Ce type de diagnostic s'effectue avec des méthodes standardisées pour évaluer les symptômes. C'est une approche systématique et objective de l'évaluation des troubles mentaux.
À l'issue de ce processus, les cliniciens excluent le trouble bipolaire, mais suspectent un trouble du déficit d'attention avec hyperactivité (TDAH). Christina est très étonnée. "Je ne me sentais absolument pas concernée. J'avais cette image du garçon qui se roule par terre dans les magasins et qui ne tient pas en place à l'école. Donc beaucoup d'a priori". Pourtant, ce diagnostic sera confirmé quelques semaines plus tard.
J'ai découvert que c'est chouette d'être calme, de pouvoir s'asseoir tranquillement sans avoir des ruminations incessantes
Christina ne mâche pas ses mots: "Depuis ce diagnostic et depuis la mise en place des traitements, c'est un changement radical qui se voit à l'extérieur, plusieurs personnes me l'ont dit. Je suis beaucoup plus présente. Au départ, ça m'a fait une sensation de vertige parce que j'étais calme; ça m'a presque créé de l'angoisse! Et j'ai découvert que c'est chouette d'être calme, de pouvoir s'asseoir tranquillement sans avoir des ruminations incessantes."
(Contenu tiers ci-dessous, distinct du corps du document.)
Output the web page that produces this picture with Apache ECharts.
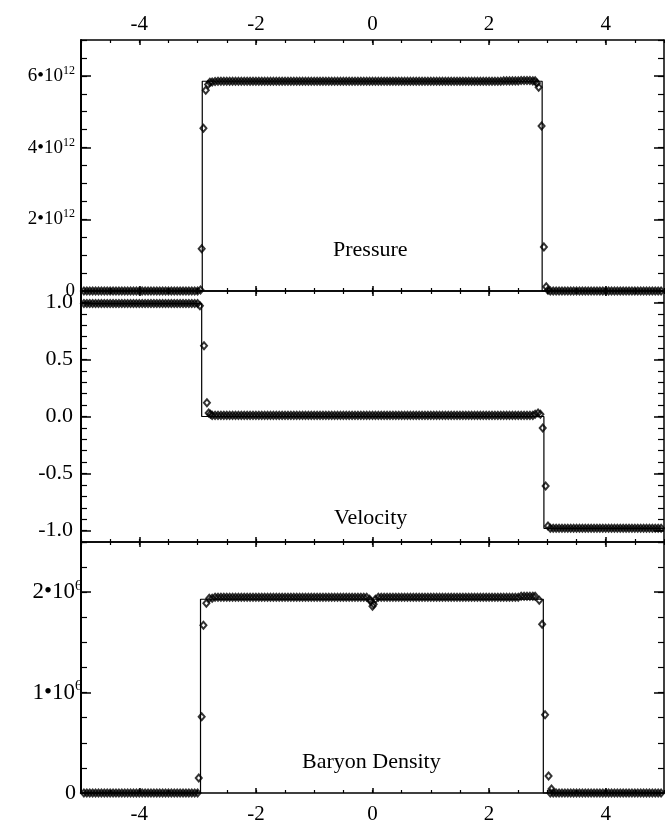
<!DOCTYPE html>
<html>
<head>
<meta charset="utf-8">
<script src="https://cdn.jsdelivr.net/npm/echarts@6/dist/echarts.min.js"></script>
<style>
  html, body { margin: 0; padding: 0; background: #fff; }
  #chart { width: 665px; height: 822px; }
</style>
</head>
<body>
<div id="chart"></div>
<script>
// Cell centres of the numerical grid, shared by all three quantities
// (the cells inside the two shock fronts are listed separately below).
const xCells = [
  -4.95,-4.9,-4.85,-4.8,-4.75,-4.7,-4.65,-4.6,-4.55,-4.5,
  -4.45,-4.4,-4.35,-4.3,-4.25,-4.2,-4.15,-4.1,-4.05,-4,
  -3.95,-3.9,-3.85,-3.8,-3.75,-3.7,-3.65,-3.6,-3.55,-3.5,
  -3.45,-3.4,-3.35,-3.3,-3.25,-3.2,-3.15,-3.1,-3.05,-3,
  -2.75,-2.7,-2.65,-2.6,-2.55,-2.5,-2.45,-2.4,-2.35,-2.3,
  -2.25,-2.2,-2.15,-2.1,-2.05,-2,-1.95,-1.9,-1.85,-1.8,
  -1.75,-1.7,-1.65,-1.6,-1.55,-1.5,-1.45,-1.4,-1.35,-1.3,
  -1.25,-1.2,-1.15,-1.1,-1.05,-1,-0.95,-0.9,-0.85,-0.8,
  -0.75,-0.7,-0.65,-0.6,-0.55,-0.5,-0.45,-0.4,-0.35,-0.3,
  -0.25,-0.2,-0.15,-0.1,-0.05,0,0.05,0.1,0.15,0.2,
  0.25,0.3,0.35,0.4,0.45,0.5,0.55,0.6,0.65,0.7,
  0.75,0.8,0.85,0.9,0.95,1,1.05,1.1,1.15,1.2,
  1.25,1.3,1.35,1.4,1.45,1.5,1.55,1.6,1.65,1.7,
  1.75,1.8,1.85,1.9,1.95,2,2.05,2.1,2.15,2.2,
  2.25,2.3,2.35,2.4,2.45,2.5,2.55,2.6,2.65,2.7,
  2.75,
  3.05,3.1,3.15,3.2,3.25,3.3,3.35,3.4,3.45,3.5,
  3.55,3.6,3.65,3.7,3.75,3.8,3.85,3.9,3.95,4,
  4.05,4.1,4.15,4.2,4.25,4.3,4.35,4.4,4.45,4.5,
  4.55,4.6,4.65,4.7,4.75,4.8,4.85,4.9,4.95
];

// Numerical pressure at xCells, in units of 10^12
const pressureCells = [
  0,0,0,0,0,0,0,0,0,0,
  0,0,0,0,0,0,0,0,0,0,
  0,0,0,0,0,0,0,0,0,0,
  0,0,0,0,0,0,0,0,0,0,
  5.83,5.84,5.85,5.85,5.85,5.85,5.85,5.85,5.85,5.85,
  5.85,5.85,5.85,5.85,5.85,5.85,5.85,5.85,5.85,5.85,
  5.85,5.85,5.85,5.85,5.85,5.85,5.85,5.85,5.85,5.85,
  5.85,5.85,5.85,5.85,5.85,5.85,5.85,5.85,5.85,5.85,
  5.85,5.85,5.85,5.85,5.85,5.85,5.85,5.85,5.85,5.85,
  5.85,5.85,5.85,5.85,5.85,5.85,5.85,5.85,5.85,5.85,
  5.85,5.85,5.85,5.85,5.85,5.85,5.85,5.85,5.85,5.85,
  5.85,5.85,5.85,5.85,5.85,5.85,5.85,5.85,5.85,5.85,
  5.85,5.85,5.85,5.85,5.85,5.85,5.85,5.85,5.85,5.85,
  5.85,5.85,5.85,5.85,5.85,5.85,5.85,5.85,5.85,5.85,
  5.86,5.86,5.86,5.86,5.86,5.86,5.87,5.87,5.87,5.87,
  5.86,
  0,0,0,0,0,0,0,0,0,0,
  0,0,0,0,0,0,0,0,0,0,
  0,0,0,0,0,0,0,0,0,0,
  0,0,0,0,0,0,0,0,0
];

// Numerical velocity at xCells
const velocityCells = [
  0.99,0.99,0.99,0.99,0.99,0.99,0.99,0.99,0.99,0.99,
  0.99,0.99,0.99,0.99,0.99,0.99,0.99,0.99,0.99,0.99,
  0.99,0.99,0.99,0.99,0.99,0.99,0.99,0.99,0.99,0.99,
  0.99,0.99,0.99,0.99,0.99,0.99,0.99,0.99,0.99,0.99,
  0.01,0.01,0.01,0.01,0.01,0.01,0.01,0.01,0.01,0.01,
  0.01,0.01,0.01,0.01,0.01,0.01,0.01,0.01,0.01,0.01,
  0.01,0.01,0.01,0.01,0.01,0.01,0.01,0.01,0.01,0.01,
  0.01,0.01,0.01,0.01,0.01,0.01,0.01,0.01,0.01,0.01,
  0.01,0.01,0.01,0.01,0.01,0.01,0.01,0.01,0.01,0.01,
  0.01,0.01,0.01,0.01,0.01,0.01,0.01,0.01,0.01,0.01,
  0.01,0.01,0.01,0.01,0.01,0.01,0.01,0.01,0.01,0.01,
  0.01,0.01,0.01,0.01,0.01,0.01,0.01,0.01,0.01,0.01,
  0.01,0.01,0.01,0.01,0.01,0.01,0.01,0.01,0.01,0.01,
  0.01,0.01,0.01,0.01,0.01,0.01,0.01,0.01,0.01,0.01,
  0.01,0.01,0.01,0.01,0.01,0.01,0.01,0.01,0.01,0.01,
  0.01,
  -0.98,-0.98,-0.98,-0.98,-0.98,-0.98,-0.98,-0.98,-0.98,-0.98,
  -0.98,-0.98,-0.98,-0.98,-0.98,-0.98,-0.98,-0.98,-0.98,-0.98,
  -0.98,-0.98,-0.98,-0.98,-0.98,-0.98,-0.98,-0.98,-0.98,-0.98,
  -0.98,-0.98,-0.98,-0.98,-0.98,-0.98,-0.98,-0.98,-0.98
];

// Numerical baryon density at xCells, in units of 10^6
const densityCells = [
  0,0,0,0,0,0,0,0,0,0,
  0,0,0,0,0,0,0,0,0,0,
  0,0,0,0,0,0,0,0,0,0,
  0,0,0,0,0,0,0,0,0,0,
  1.94,1.95,1.95,1.95,1.95,1.95,1.95,1.95,1.95,1.95,
  1.95,1.95,1.95,1.95,1.95,1.95,1.95,1.95,1.95,1.95,
  1.95,1.95,1.95,1.95,1.95,1.95,1.95,1.95,1.95,1.95,
  1.95,1.95,1.95,1.95,1.95,1.95,1.95,1.95,1.95,1.95,
  1.95,1.95,1.95,1.95,1.95,1.95,1.95,1.95,1.95,1.95,
  1.95,1.95,1.95,1.95,1.93,1.86,1.93,1.95,1.95,1.95,
  1.95,1.95,1.95,1.95,1.95,1.95,1.95,1.95,1.95,1.95,
  1.95,1.95,1.95,1.95,1.95,1.95,1.95,1.95,1.95,1.95,
  1.95,1.95,1.95,1.95,1.95,1.95,1.95,1.95,1.95,1.95,
  1.95,1.95,1.95,1.95,1.95,1.95,1.95,1.95,1.95,1.95,
  1.95,1.95,1.95,1.95,1.95,1.95,1.96,1.96,1.96,1.96,
  1.96,
  0,0,0,0,0,0,0,0,0,0,
  0,0,0,0,0,0,0,0,0,0,
  0,0,0,0,0,0,0,0,0,0,
  0,0,0,0,0,0,0,0,0
];

// Numerical points inside the shock fronts (and the central density dip): [x, value]
const pressureFront = [
  [-2.95,0.03],[-2.93,1.18],[-2.9,4.54],[-2.86,5.6],[-2.82,5.76],[-2.79,5.82],
  [2.79,5.86],[2.82,5.8],[2.85,5.68],[2.9,4.6],[2.94,1.23],[2.98,0.12],[3.01,0.02]
];
const velocityFront = [
  [-2.96,0.97],[-2.89,0.62],[-2.84,0.12],[-2.81,0.03],[-2.78,0.02],
  [2.79,0.02],[2.84,0.03],[2.88,0.02],[2.92,-0.1],[2.97,-0.61],[3.01,-0.96]
];
const densityFront = [
  [-2.98,0.15],[-2.93,0.76],[-2.9,1.67],[-2.85,1.89],[-2.8,1.94],
  [-0.03,1.91],[0.02,1.88],
  [2.79,1.96],[2.86,1.92],[2.91,1.68],[2.96,0.78],[3.02,0.17],[3.07,0.04]
];

// Analytic solution (piecewise constant, drawn as a thin line)
const pressureExactX = [-5, -2.92, -2.92, 2.91, 2.91, 5];
const pressureExactY = [0, 0, 5.85, 5.85, 0, 0];
const velocityExactX = [-5, -2.93, -2.93, 2.94, 2.94, 5];
const velocityExactY = [0.99, 0.99, 0, 0, -0.98, -0.98];
const densityExactX = [-5, -2.95, -2.95, 2.93, 2.93, 5];
const densityExactY = [0, 0, 1.93, 1.93, 0, 0];

// Tick labels
const xTickLabels = [-4, -2, 0, 2, 4];
const pressureTickLabels = [0, 2, 4, 6];   // x 10^12
const velocityTickLabels = [-1, -0.5, 0, 0.5, 1];
const densityTickLabels = [0, 1, 2];       // x 10^6
const panelTitles = ['Pressure', 'Velocity', 'Baryon Density'];

const FONT = '"Liberation Serif", "Times New Roman", serif';
const INK = '#000';

function zip(xs, ys) { return xs.map((x, i) => [x, ys[i]]); }

const panels = [
  { title: panelTitles[0], min: 0, max: 7, minorStep: 0.5, ticks: pressureTickLabels,
    cells: pressureCells, front: pressureFront, exX: pressureExactX, exY: pressureExactY,
    labelMargin: 6,
    fmt: v => v === 0 ? '{m|0}' : '{b|' + v + '•10}{s|12}',
    rich: { m: { fontSize: 19 }, b: { fontSize: 19, lineHeight: 22 }, s: { fontSize: 12, lineHeight: 11, verticalAlign: 'top' } },
    titlePos: [333, 239] },
  { title: panelTitles[1], min: -1.1, max: 1.1, minorStep: 0.1, ticks: velocityTickLabels,
    cells: velocityCells, front: velocityFront, exX: velocityExactX, exY: velocityExactY,
    labelMargin: 8,
    fmt: v => '{m|' + v.toFixed(1) + '}',
    rich: { m: { fontSize: 22 } },
    titlePos: [334, 507] },
  { title: panelTitles[2], min: 0, max: 2.5, minorStep: 0.25, ticks: densityTickLabels,
    cells: densityCells, front: densityFront, exX: densityExactX, exY: densityExactY,
    labelMargin: -1,
    fmt: v => v === 0 ? '{z|0}' : '{b|' + v + '•10}{s|6}',
    rich: { z: { fontSize: 22, padding: [0, 6, 0, 0] }, b: { fontSize: 23, lineHeight: 26 }, s: { fontSize: 14, lineHeight: 12, verticalAlign: 'top' } },
    titlePos: [302, 751] }
];

const gridTops = [40, 291, 542];
const grid = gridTops.map(t => ({ left: 81, right: 1, top: t, height: 251, outerBoundsMode: 'none' }));

const xAxis = [];
const yAxis = [];
const frameLine = { show: true, onZero: false, lineStyle: { color: INK, width: 1.5 } };
const hiddenLine = { show: false, onZero: false };

panels.forEach((p, g) => {
  // x axes: top major, top minor, bottom major, bottom minor
  ['top', 'bottom'].forEach(pos => {
    const labelled = (g === 0 && pos === 'top') || (g === 2 && pos === 'bottom');
    xAxis.push({
      type: 'value', gridIndex: g, position: pos, min: -5, max: 5,
      axisLine: frameLine,
      axisTick: { show: true, inside: true, length: 5, customValues: xTickLabels,
                  lineStyle: { color: INK, width: 1.5 } },
      axisLabel: { show: labelled, customValues: xTickLabels, margin: pos === 'top' ? 5 : 11,
                   color: INK, fontFamily: FONT, fontSize: 21 },
      splitLine: { show: false }
    });
    xAxis.push({
      type: 'value', gridIndex: g, position: pos, min: -5, max: 5, interval: 0.5,
      axisLine: hiddenLine,
      axisTick: { show: true, inside: true, length: 3, lineStyle: { color: INK, width: 1.2 } },
      axisLabel: { show: false },
      splitLine: { show: false }
    });
  });
  // y axes: left major, left minor, right major, right minor
  ['left', 'right'].forEach(pos => {
    const labelled = pos === 'left';
    const rich = {};
    Object.keys(p.rich).forEach(k => { rich[k] = Object.assign({ color: INK, fontFamily: FONT }, p.rich[k]); });
    yAxis.push({
      type: 'value', gridIndex: g, position: pos, min: p.min, max: p.max, offset: 0,
      axisLine: { show: true, onZero: false, lineStyle: { color: INK, width: pos === 'left' ? 2 : 1.5 } },
      axisTick: { show: true, inside: true, length: 10, customValues: p.ticks,
                  lineStyle: { color: INK, width: 1.5 } },
      axisLabel: { show: labelled, customValues: p.ticks, margin: p.labelMargin,
                   formatter: p.fmt, rich: rich },
      splitLine: { show: false }
    });
    yAxis.push({
      type: 'value', gridIndex: g, position: pos, min: p.min, max: p.max, interval: p.minorStep, offset: 0,
      axisLine: hiddenLine,
      axisTick: { show: true, inside: true, length: 6, lineStyle: { color: INK, width: 1.2 } },
      axisLabel: { show: false },
      splitLine: { show: false }
    });
  });
});

const series = [];
panels.forEach((p, g) => {
  const xi = 4 * g + 2;   // bottom major x axis of this panel
  const yi = 4 * g;       // left major y axis of this panel
  series.push({
    type: 'line', xAxisIndex: xi, yAxisIndex: yi,
    data: zip(p.exX, p.exY),
    symbol: 'none', silent: true, animation: false, clip: false,
    lineStyle: { color: INK, width: 1.2 }, z: 2
  });
  series.push({
    type: 'scatter', xAxisIndex: xi, yAxisIndex: yi,
    data: zip(xCells, p.cells).concat(p.front),
    symbol: 'diamond', symbolSize: [6, 7], animation: false, clip: false,
    itemStyle: { color: 'rgba(255,255,255,0)', borderColor: INK, borderWidth: 2 }, z: 3
  });
});

const graphic = panels.map(p => ({
  type: 'text', left: p.titlePos[0], top: p.titlePos[1],
  style: { text: p.title, font: '22px ' + FONT, fill: INK }
}));

const chart = echarts.init(document.getElementById('chart'), null, { renderer: 'canvas' });
chart.setOption({
  backgroundColor: '#fff',
  animation: false,
  grid: grid,
  xAxis: xAxis,
  yAxis: yAxis,
  series: series,
  graphic: graphic
});
</script>
</body>
</html>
L'importance du deuxième diagnostic
Stephan Eliez précise que pour les diagnostics psychiatriques complexes, "il est difficile d'avoir une certitude à 100%".
"Avoir deux cliniciens qui font l'observation ensemble ou dans des temps séparés permet d'augmenter la certitude du diagnostic. Des études l'ont montré. On peut se dire que c'est un grand déploiement d'énergie pour poser un diagnostic. Mais en même temps, ce sont des diagnostics qui engagent énormément d'énergie de la part du patient, souvent aussi des coûts importants et donc cette étape, il faut vraiment pouvoir prendre le temps de la faire", poursuit le pédopsychiatre.